Charts and diagrams as code
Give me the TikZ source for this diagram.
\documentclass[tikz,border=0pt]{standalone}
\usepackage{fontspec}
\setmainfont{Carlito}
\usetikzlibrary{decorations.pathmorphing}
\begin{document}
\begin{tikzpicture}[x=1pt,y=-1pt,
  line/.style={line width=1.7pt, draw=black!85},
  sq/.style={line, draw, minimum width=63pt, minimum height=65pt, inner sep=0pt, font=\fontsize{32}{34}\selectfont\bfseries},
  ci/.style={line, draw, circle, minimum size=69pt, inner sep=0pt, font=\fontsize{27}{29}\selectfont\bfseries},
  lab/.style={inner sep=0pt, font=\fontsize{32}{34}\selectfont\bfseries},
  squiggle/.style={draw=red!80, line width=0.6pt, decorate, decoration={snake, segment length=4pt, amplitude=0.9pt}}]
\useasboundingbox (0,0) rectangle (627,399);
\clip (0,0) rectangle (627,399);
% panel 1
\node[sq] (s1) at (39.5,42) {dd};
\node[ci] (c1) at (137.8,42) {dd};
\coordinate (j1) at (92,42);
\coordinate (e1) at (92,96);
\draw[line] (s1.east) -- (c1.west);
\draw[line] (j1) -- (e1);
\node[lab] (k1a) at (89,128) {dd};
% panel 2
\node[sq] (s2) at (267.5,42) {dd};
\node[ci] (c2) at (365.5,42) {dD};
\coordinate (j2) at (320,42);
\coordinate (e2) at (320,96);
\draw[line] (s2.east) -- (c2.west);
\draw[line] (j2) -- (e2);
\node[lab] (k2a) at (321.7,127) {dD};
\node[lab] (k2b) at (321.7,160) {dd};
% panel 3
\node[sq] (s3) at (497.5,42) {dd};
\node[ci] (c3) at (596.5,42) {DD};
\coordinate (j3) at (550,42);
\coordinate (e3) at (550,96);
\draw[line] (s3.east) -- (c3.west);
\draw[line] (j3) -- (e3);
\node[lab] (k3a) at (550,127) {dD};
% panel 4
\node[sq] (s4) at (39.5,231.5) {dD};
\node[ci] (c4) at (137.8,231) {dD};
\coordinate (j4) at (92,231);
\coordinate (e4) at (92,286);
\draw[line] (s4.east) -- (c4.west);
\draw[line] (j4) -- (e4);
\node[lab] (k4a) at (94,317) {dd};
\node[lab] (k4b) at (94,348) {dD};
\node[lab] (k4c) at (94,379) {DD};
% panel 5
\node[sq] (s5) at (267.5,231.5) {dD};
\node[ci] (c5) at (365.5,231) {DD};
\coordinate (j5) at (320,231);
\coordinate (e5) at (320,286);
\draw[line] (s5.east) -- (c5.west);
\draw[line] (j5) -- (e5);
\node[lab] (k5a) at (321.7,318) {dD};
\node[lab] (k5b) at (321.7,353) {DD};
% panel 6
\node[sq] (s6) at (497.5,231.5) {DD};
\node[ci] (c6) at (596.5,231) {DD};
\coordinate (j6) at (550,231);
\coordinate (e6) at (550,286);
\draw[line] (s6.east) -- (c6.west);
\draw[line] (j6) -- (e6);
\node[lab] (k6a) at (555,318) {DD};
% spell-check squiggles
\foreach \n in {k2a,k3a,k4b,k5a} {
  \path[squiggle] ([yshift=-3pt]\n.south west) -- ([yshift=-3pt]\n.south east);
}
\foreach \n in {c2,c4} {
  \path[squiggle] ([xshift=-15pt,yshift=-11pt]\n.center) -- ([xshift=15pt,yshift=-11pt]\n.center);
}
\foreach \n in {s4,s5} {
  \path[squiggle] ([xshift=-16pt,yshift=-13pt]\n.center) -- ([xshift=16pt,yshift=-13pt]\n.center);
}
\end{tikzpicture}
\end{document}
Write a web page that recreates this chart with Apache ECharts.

Given task >>
Extract the whole listing, character for character.

Answer to this problem >>
Give me the TikZ source for this diagram.
\documentclass[tikz,border=0pt]{standalone}
\usepackage{fontspec}
\setmainfont{Carlito}
\usetikzlibrary{decorations.pathmorphing}
\begin{document}
\begin{tikzpicture}[x=1pt,y=-1pt,
  line/.style={line width=1.7pt, draw=black!85},
  sq/.style={line, draw, minimum width=63pt, minimum height=65pt, inner sep=0pt, font=\fontsize{32}{34}\selectfont\bfseries},
  ci/.style={line, draw, circle, minimum size=69pt, inner sep=0pt, font=\fontsize{27}{29}\selectfont\bfseries},
  lab/.style={inner sep=0pt, font=\fontsize{32}{34}\selectfont\bfseries},
  squiggle/.style={draw=red!80, line width=0.6pt, decorate, decoration={snake, segment length=4pt, amplitude=0.9pt}}]
\useasboundingbox (0,0) rectangle (627,399);
\clip (0,0) rectangle (627,399);
% panel 1
\node[sq] (s1) at (39.5,42) {dd};
\node[ci] (c1) at (137.8,42) {dd};
\coordinate (j1) at (92,42);
\coordinate (e1) at (92,96);
\draw[line] (s1.east) -- (c1.west);
\draw[line] (j1) -- (e1);
\node[lab] (k1a) at (89,128) {dd};
% panel 2
\node[sq] (s2) at (267.5,42) {dd};
\node[ci] (c2) at (365.5,42) {dD};
\coordinate (j2) at (320,42);
\coordinate (e2) at (320,96);
\draw[line] (s2.east) -- (c2.west);
\draw[line] (j2) -- (e2);
\node[lab] (k2a) at (321.7,127) {dD};
\node[lab] (k2b) at (321.7,160) {dd};
% panel 3
\node[sq] (s3) at (497.5,42) {dd};
\node[ci] (c3) at (596.5,42) {DD};
\coordinate (j3) at (550,42);
\coordinate (e3) at (550,96);
\draw[line] (s3.east) -- (c3.west);
\draw[line] (j3) -- (e3);
\node[lab] (k3a) at (550,127) {dD};
% panel 4
\node[sq] (s4) at (39.5,231.5) {dD};
\node[ci] (c4) at (137.8,231) {dD};
\coordinate (j4) at (92,231);
\coordinate (e4) at (92,286);
\draw[line] (s4.east) -- (c4.west);
\draw[line] (j4) -- (e4);
\node[lab] (k4a) at (94,317) {dd};
\node[lab] (k4b) at (94,348) {dD};
\node[lab] (k4c) at (94,379) {DD};
% panel 5
\node[sq] (s5) at (267.5,231.5) {dD};
\node[ci] (c5) at (365.5,231) {DD};
\coordinate (j5) at (320,231);
\coordinate (e5) at (320,286);
\draw[line] (s5.east) -- (c5.west);
\draw[line] (j5) -- (e5);
\node[lab] (k5a) at (321.7,318) {dD};
\node[lab] (k5b) at (321.7,353) {DD};
% panel 6
\node[sq] (s6) at (497.5,231.5) {DD};
\node[ci] (c6) at (596.5,231) {DD};
\coordinate (j6) at (550,231);
\coordinate (e6) at (550,286);
\draw[line] (s6.east) -- (c6.west);
\draw[line] (j6) -- (e6);
\node[lab] (k6a) at (555,318) {DD};
% spell-check squiggles
\foreach \n in {k2a,k3a,k4b,k5a} {
  \path[squiggle] ([yshift=-3pt]\n.south west) -- ([yshift=-3pt]\n.south east);
}
\foreach \n in {c2,c4} {
  \path[squiggle] ([xshift=-15pt,yshift=-11pt]\n.center) -- ([xshift=15pt,yshift=-11pt]\n.center);
}
\foreach \n in {s4,s5} {
  \path[squiggle] ([xshift=-16pt,yshift=-13pt]\n.center) -- ([xshift=16pt,yshift=-13pt]\n.center);
}
\end{tikzpicture}
\end{document}
Write a web page that recreates this chart with Apache ECharts.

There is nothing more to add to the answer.